Effects of the Concentration of Inorganic Binders and Optical Absorbers on the Phase Formation and Microstructure of Flash-Lamp-Annealed Chemically Bonded Phosphate Ceramic Composites

Abstract

A chemically bonded ceramic composite is synthesized using nanosized alumina powder and aluminum dihydrogen phosphate (Al(H₂PO₄)₃, ADP) as a binder with varying solid volumetric ratios from 50% to 75%. Photonic curing of such composites by flash lamp annealing (FLA) is of interest as a new route to additive manufacturing of ceramics or rapidly producing ceramic coatings.
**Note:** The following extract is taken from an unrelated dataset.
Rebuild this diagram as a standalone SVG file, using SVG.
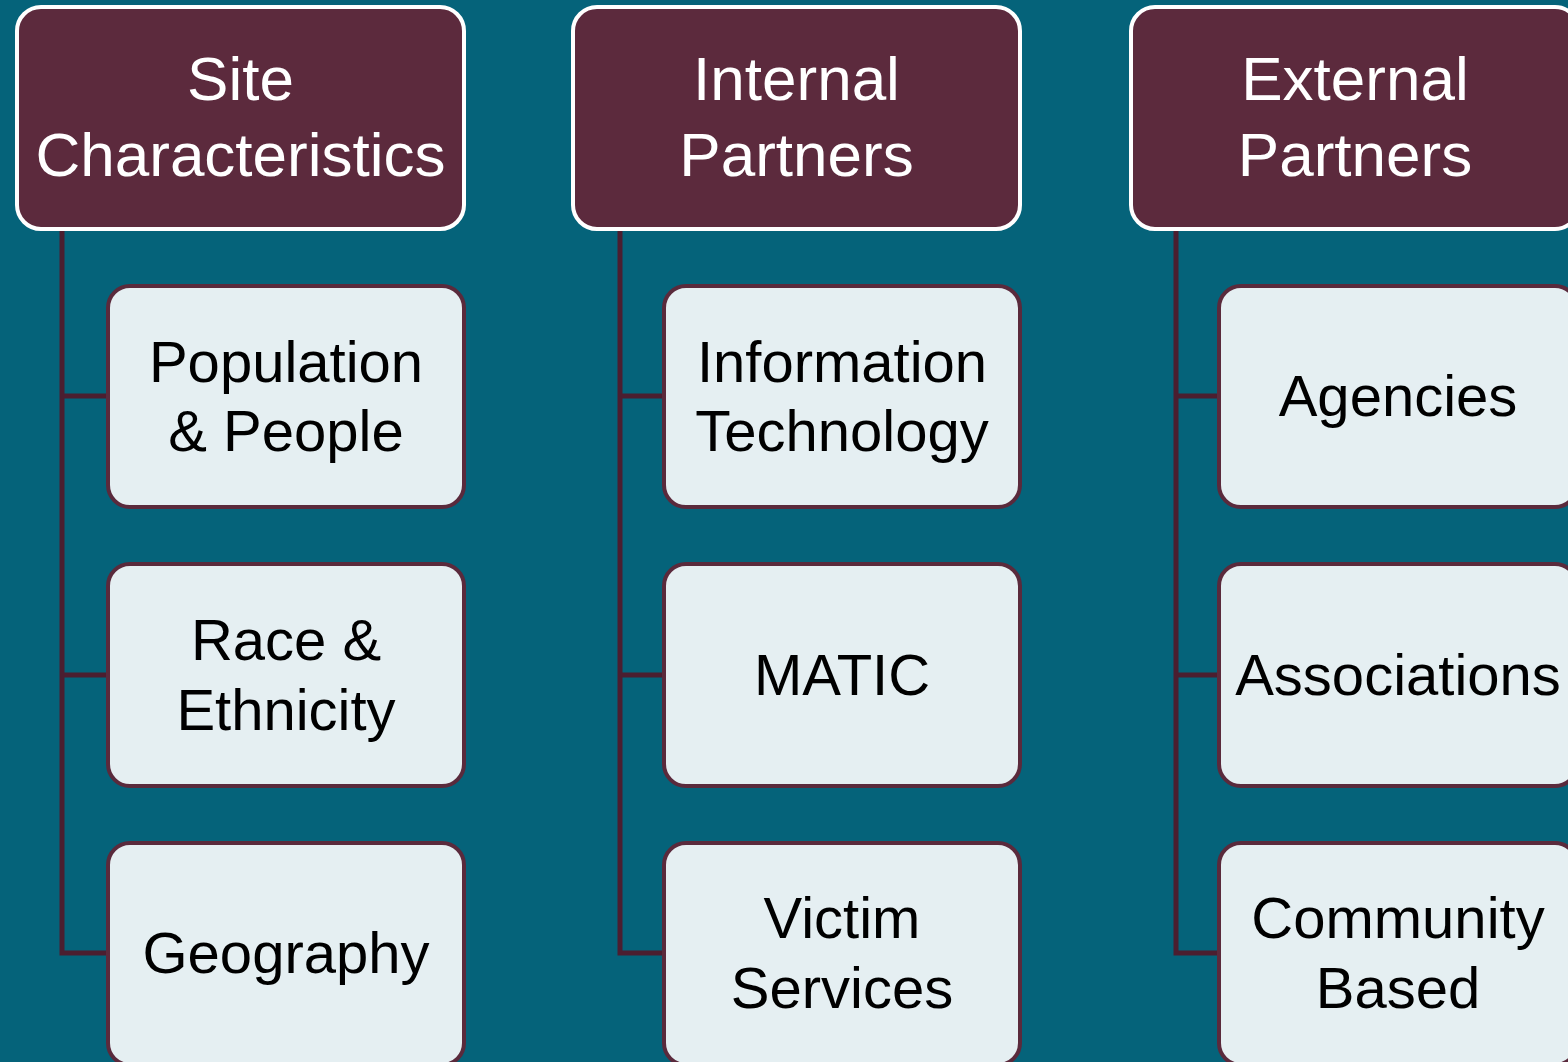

ADP undergoes a condensation reaction with Al₂O₃ around 300°C–350°C and forms an AlPO₄ compound that is thermally stable up to 1500°C due to strong P─O─Al bonds. Herein, an FLA system that can deliver tens of kilowatts per square centimeter of radiant energy is used to rapidly transform this ADP/Al₂O₃ mixture into this AlPO₄ ceramic phase. An ADP fraction of about 55 vol% results in the lowest porosity layers having the best layer cohesion. Absorbance of the photonic energy emitted by the FLA's broadband xenon lamp (400–800 nm) is also critical to rapidly transforming these layers because optical absorbance is needed to convert the photonic energy to thermal energy. Three different optical absorbers—graphite, black iron oxide, and liquid black organic ink—are investigated as optical absorbers. Adding these absorbers is found to lower the required photonic input for ADP-to-AlPO₄ conversion from ∼350 to ∼220 J/cm², making the process even more energy efficient.